The disadvantage of not ever going into a dressing room is that you go long periods of time without facing the reality of yourself in a dressing room mirror. OUCH! Definately not my favorite Kohl's dressing room experience. Sad day.

Thursday, November 19, 2009

I Don't Need Anything...

...Except this ashtray...
I've started thinking about Christmas Lists. And my Christmas list in particular. And not just the list where I write down the things I am giving. I've really been thinking about what I need. And I really don't need anything. And since I live outside the realm of actual stores, I don't know what is out there that I might need. So I have compiled a list of things that I want. So in case you need to gift me with something you'll have an idea where to start. (I have spent all my money on plane tickets to PA so my gift to you will be my presence. Shop accordingly.)
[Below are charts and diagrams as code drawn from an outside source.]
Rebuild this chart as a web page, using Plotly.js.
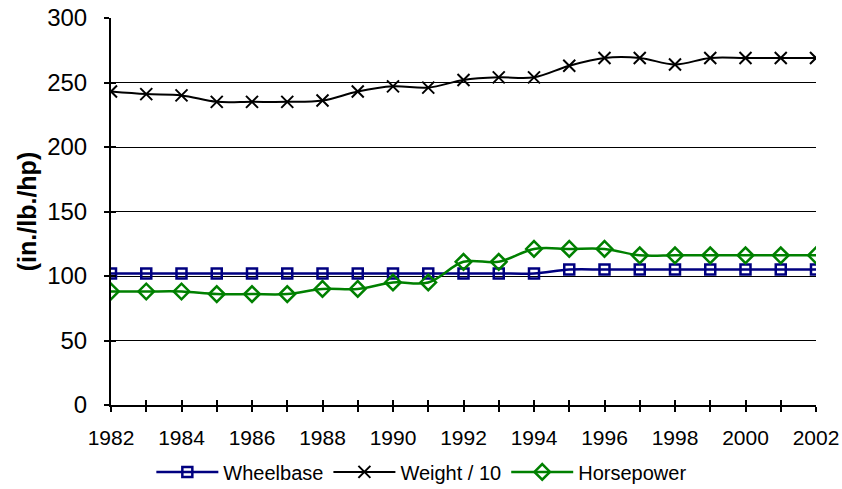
<!DOCTYPE html>
<html>
<head>
<meta charset="utf-8">
<script src="https://cdn.plot.ly/plotly-3.0.1.min.js"></script>
<style>html,body{margin:0;padding:0;background:#fff;}#chart{width:842px;height:489px;}</style>
</head>
<body>
<div id="chart"></div>
<script>
var years = [1982,1983,1984,1985,1986,1987,1988,1989,1990,1991,1992,1993,1994,1995,1996,1997,1998,1999,2000,2001,2002];
var wheelbase = [102,102,102,102,102,102,102,102,102,102,102,102,102,105,105,105,105,105,105,105,105];
var weightDiv10 = [243,241,240,235,235,235,236,243,247,246,252,254,254,263,269,269,264,269,269,269,269];
var horsepower = [88,88,88,86,86,86,90,90,95,95,111,111,121,121,121,116,116,116,116,116,116];
var yTickVals = [0,50,100,150,200,250,300];
var yGridVals = [50,100,150,200,250];
var xTickText = years.map(function(y){ return (y % 2 === 0) ? String(y) : ''; });

var font = 'Liberation Sans, Arial, sans-serif';

var traces = [
  {x: [], y: [], xaxis: 'x', yaxis: 'y3', showlegend: false, hoverinfo: 'skip', type: 'scatter', mode: 'lines'},
  {x: [], y: [], xaxis: 'x2', yaxis: 'y2', showlegend: false, hoverinfo: 'skip', type: 'scatter', mode: 'lines'},
  {x: years, y: wheelbase, name: 'Wheelbase', type: 'scatter', mode: 'lines+markers',
   line: {color: '#000080', width: 2.5, shape: 'spline', smoothing: 1},
   marker: {symbol: 'square-open', size: 10, color: '#000080', line: {width: 2.5, color: '#000080'}}},
  {x: years, y: weightDiv10, name: 'Weight / 10', type: 'scatter', mode: 'lines+markers',
   line: {color: '#000000', width: 2, shape: 'spline', smoothing: 1},
   marker: {symbol: 'x-thin-open', size: 12, color: '#000000', line: {width: 2, color: '#000000'}}},
  {x: years, y: horsepower, name: 'Horsepower', type: 'scatter', mode: 'lines+markers',
   line: {color: '#008000', width: 2.5, shape: 'spline', smoothing: 1},
   marker: {symbol: 'diamond-open', size: 12, color: '#008000', line: {width: 2.5, color: '#008000'}}}
];

var layout = {
  width: 842, height: 489,
  margin: {l: 111, r: 26, t: 18, b: 84},
  paper_bgcolor: '#fff', plot_bgcolor: '#fff',
  font: {family: font, color: '#000'},
  showlegend: true,
  legend: {orientation: 'h', xref: 'container', yref: 'container', x: 0.501, xanchor: 'center', y: 0.035, yanchor: 'middle',
           font: {family: font, size: 20, color: '#000'}, tracegroupgap: 0, itemwidth: 62},
  xaxis: {range: [1982, 2002], tickvals: years, ticktext: xTickText, ticks: 'outside', ticklen: 5,
          tickwidth: 2, tickcolor: '#000', showline: true, linecolor: '#000', linewidth: 2, ticklabelstandoff: 8,
          showgrid: false, zeroline: false, tickfont: {family: font, size: 21, color: '#000'}, automargin: false},
  xaxis2: {overlaying: 'x', range: [1982, 2002], tickvals: years, ticks: 'inside', ticklen: 5,
           tickwidth: 2, tickcolor: '#000', showticklabels: false, showline: false, showgrid: false, zeroline: false},
  yaxis: {range: [0, 300], tickvals: yTickVals, ticks: 'outside', ticklen: 5, tickwidth: 2, tickcolor: '#000',
          showline: true, linecolor: '#000', linewidth: 2, showgrid: false, zeroline: false, ticklabelstandoff: 12,
          tickfont: {family: font, size: 24, color: '#000'}, automargin: false,
          title: {text: '<b>(in./lb./hp)</b>', font: {family: font, size: 25, color: '#000'}, standoff: 3}},
  yaxis2: {overlaying: 'y', range: [0, 300], tickvals: yTickVals, ticks: 'inside', ticklen: 5, tickwidth: 2,
           tickcolor: '#000', showticklabels: false, showline: false, showgrid: false, zeroline: false},
  yaxis3: {overlaying: 'y', range: [0, 300], tickvals: yGridVals, ticks: '', showticklabels: false,
           showline: false, showgrid: true, gridcolor: '#000', gridwidth: 1, zeroline: false, layer: 'below traces'}
};

Plotly.newPlot('chart', traces, layout, {displayModeBar: false, staticPlot: true});
</script>
</body>
</html>
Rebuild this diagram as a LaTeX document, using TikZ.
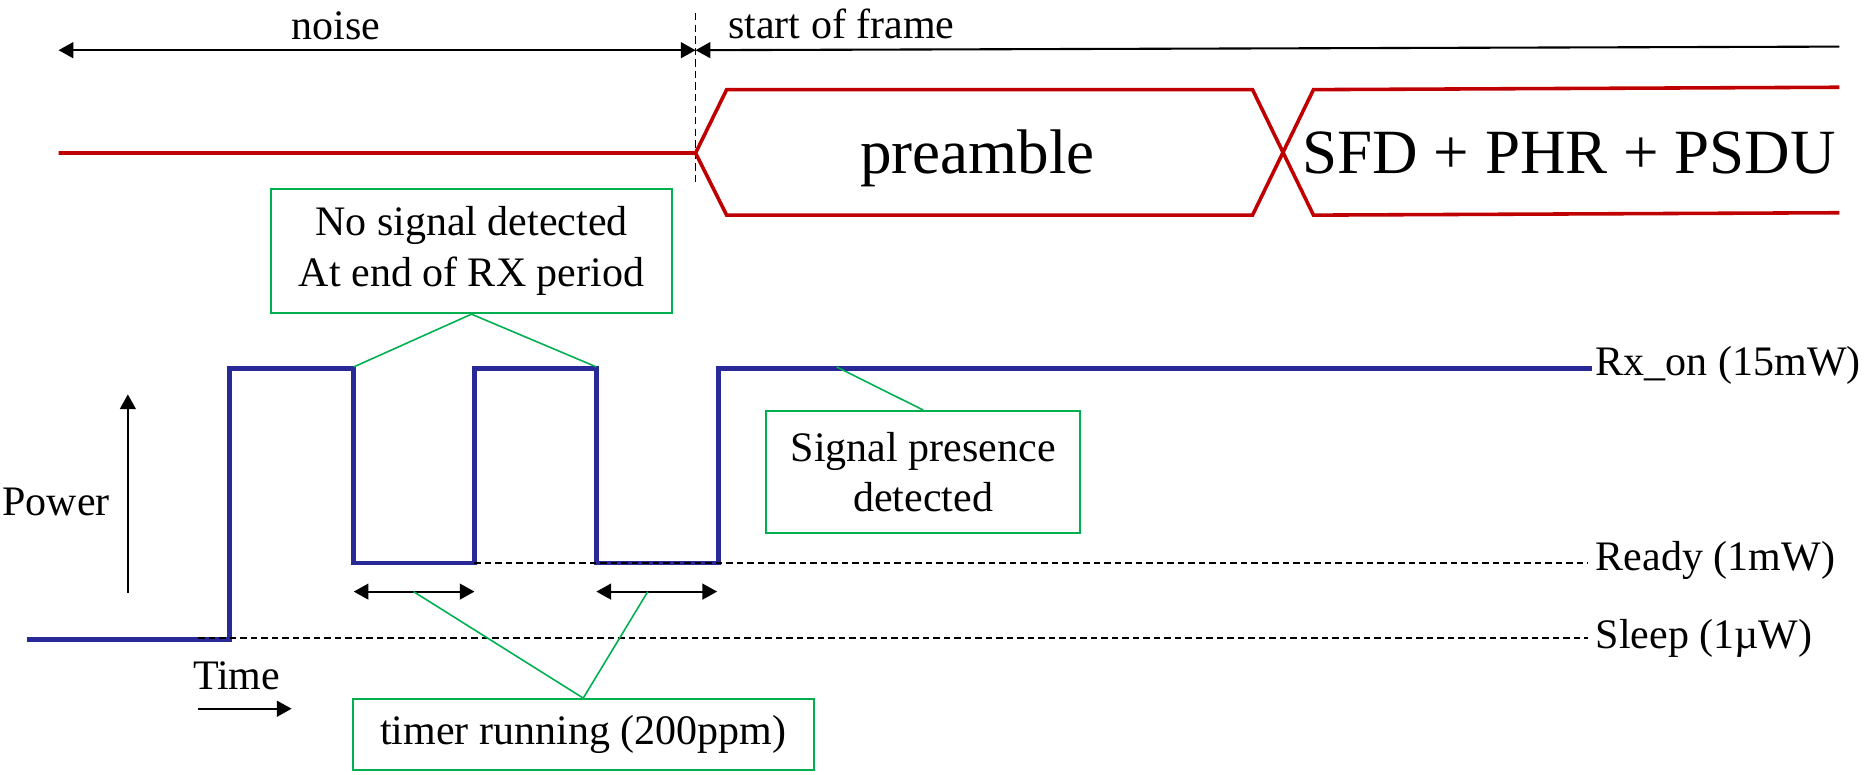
\documentclass[tikz,border=0pt]{standalone}
\usepackage{fontspec}
\setmainfont{Liberation Serif}
\usetikzlibrary{arrows.meta, positioning}
\definecolor{sigblue}{RGB}{40,40,150}
\definecolor{framered}{RGB}{192,0,0}
\definecolor{notegreen}{RGB}{0,176,80}

\begin{document}
\begin{tikzpicture}[x=0.02cm, y=-0.02cm, >={Triangle[length=7pt,width=7.5pt]},
  txt/.style={inner sep=0pt, font=\fontsize{20}{24}\selectfont},
  bigtxt/.style={inner sep=0pt, font=\fontsize{30}{36}\selectfont},
  note/.style={draw=notegreen, line width=1pt, align=center, inner sep=0pt,
               font=\fontsize{20}{24}\selectfont},
  lead/.style={notegreen, line width=0.75pt},
  level/.style={dash pattern=on 3pt off 2pt, line width=0.75pt}]
  \useasboundingbox (0,0) rectangle (1568,648);

  % Noise / start of frame
  \coordinate (nL) at (49,42);
  \coordinate (sof) at (582,42);
  \coordinate (sofR) at (1539,39);
  \draw[<->, line width=1pt] (nL) -- (sof);
  \draw[<-, line width=1pt] (sof) -- (sofR);
  \node[txt, anchor=base] (noise) at (281,33) {noise};
  \node[txt, anchor=base west] (start) at (609,32) {start of frame};
  \coordinate (cutT) at (582,11);
  \coordinate (cutB) at (582,152);
  \draw[dash pattern=on 3.5pt off 2pt, line width=0.7pt] (cutT) -- (cutB);

  % Frame
  \draw[framered, line width=1.7pt] (49,128) -- (582,128) -- (608,75) -- (1048,75)
    -- (1099,180) -- (1539,178);
  \draw[framered, line width=1.7pt] (582,128) -- (608,180) -- (1048,180)
    -- (1099,75) -- (1539,73);
  \node[bigtxt, anchor=base] (pre) at (818,145) {preamble};
  \node[bigtxt, anchor=base] (sfd) at (1313,145) {SFD + PHR + PSDU};

  % Power levels
  \coordinate (rdyA) at (397,471);
  \coordinate (rdyB) at (1329,471);
  \coordinate (slpA) at (166,534);
  \coordinate (slpB) at (1329,534);
  \draw[sigblue, line width=2.3pt] (23,535) -- (192,535) -- (192,308) -- (296,308)
    -- (296,471) -- (397,471) -- (397,308) -- (499,308) -- (499,471) -- (601,471)
    -- (601,308) -- (1332,308);
  \draw[level] (rdyA) -- (rdyB);
  \draw[level] (slpA) -- (slpB);
  \node[txt, anchor=base west] (rxon) at (1335,314) {Rx\_on (15mW)};
  \node[txt, anchor=base west] (ready) at (1335,477) {Ready (1mW)};
  \node[txt, anchor=base west] (sleep) at (1335,543) {Sleep (1µW)};

  % Axes
  \coordinate (pB) at (107,496);
  \coordinate (pT) at (107,330);
  \draw[->, line width=1pt] (pB) -- (pT);
  \node[txt, anchor=base] (power) at (47,431) {Power};
  \coordinate (tL) at (166,593);
  \coordinate (tR) at (244,593);
  \draw[->, line width=1pt] (tL) -- (tR);
  \node[txt, anchor=base] (time) at (198,577) {Time};

  % Timer periods
  \coordinate (w1L) at (296,495);
  \coordinate (w1R) at (397,495);
  \coordinate (w2L) at (499,495);
  \coordinate (w2R) at (600,495);
  \draw[<->, line width=1pt] (w1L) -- (w1R);
  \draw[<->, line width=1pt] (w2L) -- (w2R);

  % Notes
  \node[note, minimum width=6.7cm, minimum height=2.08cm] (nosig) at (394.5,210)
    {No signal detected\\At end of RX period};
  \coordinate (off1) at (296,307);
  \coordinate (off2) at (499,307);
  \draw[lead] (off1) -- (nosig.south) -- (off2);

  \node[note, minimum width=5.26cm, minimum height=2.04cm] (sigdet) at (772.5,395)
    {Signal presence\\detected};
  \coordinate (on3) at (700,307);
  \draw[lead] (sigdet.north) -- (on3);

  \node[note, minimum width=7.72cm, minimum height=1.18cm] (timer) at (488,614.5)
    {timer running (200ppm)};
  \coordinate (w1M) at (346,495);
  \coordinate (w2M) at (542,495);
  \draw[lead] (w1M) -- (timer.north) -- (w2M);
\end{tikzpicture}
\end{document}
1. A gorillapod. (My original one broke on the fly fishing trip.) For my new little digital camera that Santa will bring me. Unless you want to gift me with a camera. Then I want one of those little Nikon things with the touch screen that Ashton Kucher takes to parties . Don't worry--Santa can return his.
2. A book about flyfishing. Essential Fly Fishing by Tom Meade
3. A book about Wyoming wildflowers. A Field Guide to Rocky Mountain Wildflowers by Frank and John Craighead OR the National Audubon Society's Wildflowers: Western Region OR Weber's Rocky Mountain Flora. Any of the books on my want list can be used. I plan to use them.
4. A book about tying my own flies. The Benchside Introduction to Fly Tying by Ted Leeson and Jim Schollmeyer. And some fly tying tools and supplies. Because I don't have enough unfinished projects in my life.
5. A pedi-egg and foot lotion. Since the clutter gene is apparently linked to the dry scaley feet gene.
6. A kayak. I was planning on using my Christmas club money to buy two kayaks, a couple of PFDs, and paddles. But instead I spent it on plane tickets. Maybe next year.
7. A Motion Plus Accessory for my Wii remote and a pink silicone case for my Wii remote with motion plus accessory. Since I will most likely be only virtual kayaking again this year. At least I want to do it with style.
7A. My own Wii remote. So I can play in party mode.
8. Pretty tops and/or lightweight sweaters. Like the kind they sell in stores with dressing rooms. Like Kohl's. Or figure flattering styles like they sell at Coldwater Creek. I would accept gift cards from either of these places, but I would rather you pick them out. You know what I like. Size L
9. A new picnic blanket. Pieced together out of genuine polyester double knit squares. Backed with a polyester sheet. Preferably lime green. Knotted together with yarn, although this detail is of minimal importance. This would be the best gift I ever got. (Except that leather wallet I got when I was about twelve. With the mushrooms on it.)
10. Ear muffs. Like the kind on the back of the LLBean catalog that wrap aound the back of my head. Just because I saw them and I want them.
11. A new flannel nightgown. (Unlike the books on my list, I want this to be new.) Because my old one is worn out. Size L
I hope that's enough to get you started.

First Nine Weeks

The Goob had a great first nine weeks of eighth grade. As his sister would say,"All 'A's and a couple of 'B's." (To which her sister would reply, "Abi, a couple of 'B's is not all 'A's.)
But it was enough to make the Gold Honor Roll.

And any time the words Excellence and Perfect are used are good times. (Even if they refer to attendance.) Good Job, Goob!

Also, FYI, there are more students in the Middle School than there are weeks in the School year. I did the math myself. Just in case you were wondering.